Pedale!

Comment bien choisir son favori du Tour?

La 108e édition du Tour de France se profile et il s’agirait de vous trouver un poulain. Attention à ne pas commettre d’erreur: vous allez passer trois semaines avec lui à l’aimer, l’encourager et, plus certaineme­nt, l’insulter.

- PAR SYLVAIN GOUVERNEUR ET ALEXANDRE PEDRO / ILLUSTRATI­ON: MAXIME MOUYSSET POUR PÉDALE!

1. Si vous êtes patriote

23 juillet 1989. Le bitume des Champs-Elysées ploie sous les coups de boutoir d’un soleil implacable. Laurent Fignon joue son Tour sur la dernière ligne droite et Patrick Chêne s’époumone. “Top maintenant, 50 secondes! Si dans 50… 40 secondes, 43 secondes maintenant, Laurent Fignon n’a pas… Il a le casque, Greg. Il faut que Laurent arrive avant 27’47. Il n’en peut plus là, il enlève le casque et il a raison.” Et 50 secondes plus tard, Laurent Fignon se bat toujours avec sa selle douloureus­e. Il a perdu le Tour. Dans le calme retrouvé de votre pavillon, la pression retombe et la tristesse s’invite. L’impression que le soleil s’est définitive­ment couché sur votre été. Comme à Séville en 1982, comme à Roland-Garros en 1988, le constat est implacable: soutenir un Français, c’est d’abord prendre le risque de goûter au nectar amer de la défaite. Le tunnel dans lequel vous vous lancez sera interminab­le. Leblanc payera sa maudite jambe plus courte que l’autre. Virenque vous décevra. Jalabert n’aura pas sa chance. Moreau passera tout prêt. Bardet encore un peu plus. Pinot vous arrachera le coeur et Gaudu finira bien par se satisfaire d’un accessit. Mais qui donc va décevoir votre coeur de patriote cette année?

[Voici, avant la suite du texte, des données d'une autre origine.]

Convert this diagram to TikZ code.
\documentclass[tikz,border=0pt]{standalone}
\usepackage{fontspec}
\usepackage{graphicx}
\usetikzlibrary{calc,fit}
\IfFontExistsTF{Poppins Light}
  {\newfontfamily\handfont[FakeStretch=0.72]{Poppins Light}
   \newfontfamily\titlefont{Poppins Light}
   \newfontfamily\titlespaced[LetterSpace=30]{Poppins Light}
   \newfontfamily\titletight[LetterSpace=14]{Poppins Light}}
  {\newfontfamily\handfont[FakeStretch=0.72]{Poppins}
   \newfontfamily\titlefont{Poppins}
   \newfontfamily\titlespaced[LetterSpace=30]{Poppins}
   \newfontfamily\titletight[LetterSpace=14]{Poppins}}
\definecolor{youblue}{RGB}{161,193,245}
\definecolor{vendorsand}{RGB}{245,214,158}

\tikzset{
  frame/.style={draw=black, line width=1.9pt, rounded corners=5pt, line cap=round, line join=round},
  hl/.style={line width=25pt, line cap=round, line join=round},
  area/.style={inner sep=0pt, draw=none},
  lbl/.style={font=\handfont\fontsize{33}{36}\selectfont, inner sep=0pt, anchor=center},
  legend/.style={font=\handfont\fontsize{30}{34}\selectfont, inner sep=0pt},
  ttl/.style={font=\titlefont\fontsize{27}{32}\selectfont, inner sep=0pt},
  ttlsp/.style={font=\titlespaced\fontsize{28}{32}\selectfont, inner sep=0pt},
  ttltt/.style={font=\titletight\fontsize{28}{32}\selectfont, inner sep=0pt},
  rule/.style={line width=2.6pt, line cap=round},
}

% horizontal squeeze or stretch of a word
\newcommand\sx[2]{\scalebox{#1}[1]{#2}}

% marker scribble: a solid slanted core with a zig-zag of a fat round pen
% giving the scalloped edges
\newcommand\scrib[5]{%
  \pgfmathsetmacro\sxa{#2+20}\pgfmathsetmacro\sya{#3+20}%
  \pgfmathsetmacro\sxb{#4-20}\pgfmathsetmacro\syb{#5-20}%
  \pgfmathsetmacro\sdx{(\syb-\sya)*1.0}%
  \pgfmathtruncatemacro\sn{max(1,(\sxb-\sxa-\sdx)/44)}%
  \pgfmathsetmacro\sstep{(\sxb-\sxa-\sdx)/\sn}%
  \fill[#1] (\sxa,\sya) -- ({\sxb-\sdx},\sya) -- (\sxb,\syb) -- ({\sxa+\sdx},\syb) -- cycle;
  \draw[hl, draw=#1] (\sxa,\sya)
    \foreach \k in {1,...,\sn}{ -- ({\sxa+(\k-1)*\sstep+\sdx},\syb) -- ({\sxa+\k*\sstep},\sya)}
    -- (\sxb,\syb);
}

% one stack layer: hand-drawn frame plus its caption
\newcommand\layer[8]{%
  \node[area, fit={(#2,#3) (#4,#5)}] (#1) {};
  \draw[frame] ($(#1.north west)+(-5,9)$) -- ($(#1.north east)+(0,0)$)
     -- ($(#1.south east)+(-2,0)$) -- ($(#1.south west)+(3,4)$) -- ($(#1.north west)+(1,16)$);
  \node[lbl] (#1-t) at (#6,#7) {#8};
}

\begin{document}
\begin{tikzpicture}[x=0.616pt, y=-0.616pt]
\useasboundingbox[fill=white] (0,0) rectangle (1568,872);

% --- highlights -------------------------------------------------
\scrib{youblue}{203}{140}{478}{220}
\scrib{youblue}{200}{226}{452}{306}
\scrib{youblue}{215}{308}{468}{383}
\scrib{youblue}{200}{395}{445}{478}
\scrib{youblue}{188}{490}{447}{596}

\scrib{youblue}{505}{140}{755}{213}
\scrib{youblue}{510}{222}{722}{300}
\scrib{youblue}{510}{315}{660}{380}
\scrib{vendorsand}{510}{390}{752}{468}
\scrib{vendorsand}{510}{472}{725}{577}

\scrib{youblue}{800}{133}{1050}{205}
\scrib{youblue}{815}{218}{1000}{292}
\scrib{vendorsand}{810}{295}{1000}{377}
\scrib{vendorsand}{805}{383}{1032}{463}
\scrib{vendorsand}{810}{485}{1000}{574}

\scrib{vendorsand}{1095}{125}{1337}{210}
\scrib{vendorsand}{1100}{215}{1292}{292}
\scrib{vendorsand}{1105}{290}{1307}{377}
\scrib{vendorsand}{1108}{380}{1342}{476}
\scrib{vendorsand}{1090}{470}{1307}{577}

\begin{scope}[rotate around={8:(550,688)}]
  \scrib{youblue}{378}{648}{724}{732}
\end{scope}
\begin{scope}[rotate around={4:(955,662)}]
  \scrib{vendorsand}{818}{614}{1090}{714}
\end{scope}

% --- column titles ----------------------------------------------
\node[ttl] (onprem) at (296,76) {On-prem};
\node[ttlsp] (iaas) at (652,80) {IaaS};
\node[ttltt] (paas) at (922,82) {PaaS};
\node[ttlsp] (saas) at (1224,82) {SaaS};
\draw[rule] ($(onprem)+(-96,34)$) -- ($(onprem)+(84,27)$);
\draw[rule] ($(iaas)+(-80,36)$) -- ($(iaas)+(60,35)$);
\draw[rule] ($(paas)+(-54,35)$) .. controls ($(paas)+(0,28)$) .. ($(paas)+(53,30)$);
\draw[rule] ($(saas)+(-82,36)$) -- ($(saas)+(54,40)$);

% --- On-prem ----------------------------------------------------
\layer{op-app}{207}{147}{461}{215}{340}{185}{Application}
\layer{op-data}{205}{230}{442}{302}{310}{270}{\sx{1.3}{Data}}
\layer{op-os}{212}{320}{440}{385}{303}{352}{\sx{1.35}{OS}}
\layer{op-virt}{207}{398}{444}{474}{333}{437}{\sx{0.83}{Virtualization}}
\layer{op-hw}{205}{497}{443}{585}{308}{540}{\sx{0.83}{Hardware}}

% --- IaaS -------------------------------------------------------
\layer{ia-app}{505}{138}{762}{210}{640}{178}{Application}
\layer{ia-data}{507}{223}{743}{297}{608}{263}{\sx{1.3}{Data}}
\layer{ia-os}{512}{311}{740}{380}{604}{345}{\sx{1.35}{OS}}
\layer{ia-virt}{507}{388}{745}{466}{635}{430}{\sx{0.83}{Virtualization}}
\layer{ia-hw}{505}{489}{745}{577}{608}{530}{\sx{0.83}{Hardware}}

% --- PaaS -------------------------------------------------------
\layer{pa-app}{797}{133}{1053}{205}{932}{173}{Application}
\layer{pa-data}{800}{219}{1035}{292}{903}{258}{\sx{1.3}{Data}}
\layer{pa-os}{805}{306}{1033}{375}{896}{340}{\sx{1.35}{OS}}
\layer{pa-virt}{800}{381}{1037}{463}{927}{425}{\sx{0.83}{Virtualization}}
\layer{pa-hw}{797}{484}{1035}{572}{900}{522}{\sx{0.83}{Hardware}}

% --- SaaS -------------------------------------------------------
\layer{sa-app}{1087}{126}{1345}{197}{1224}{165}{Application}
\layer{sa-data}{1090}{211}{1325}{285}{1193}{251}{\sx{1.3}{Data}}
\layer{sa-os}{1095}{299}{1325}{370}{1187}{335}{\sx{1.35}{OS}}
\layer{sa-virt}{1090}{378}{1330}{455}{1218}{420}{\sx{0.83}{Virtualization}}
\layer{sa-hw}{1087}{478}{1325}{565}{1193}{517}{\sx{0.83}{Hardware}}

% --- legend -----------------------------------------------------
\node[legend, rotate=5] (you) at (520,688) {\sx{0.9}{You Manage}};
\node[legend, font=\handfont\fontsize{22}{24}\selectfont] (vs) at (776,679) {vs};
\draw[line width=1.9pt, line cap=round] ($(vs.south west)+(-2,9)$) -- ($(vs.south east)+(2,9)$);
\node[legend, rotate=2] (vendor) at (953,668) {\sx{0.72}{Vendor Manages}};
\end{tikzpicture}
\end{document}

La réponse: Julian Alaphilipp­e. En 2019, vous vous êtes rallié à son panache jaune et à sa barbichett­e de mousquetai­re. Et tant pis si lui-même affirme qu’il ne se voit pas en héritier du Blaireau, pour vous, il est l’élu. Peut-il en être autrement quand on vient de Saint-Amand-Montrond, parfait centre géographiq­ue de la France?

L’alternativ­e: Pierre Rolland. Parce qu’il n’est jamais trop tard pour qu’une légende finisse par s’écrire. Ou parce que vous avez arrêté de suivre le cyclisme en 2016.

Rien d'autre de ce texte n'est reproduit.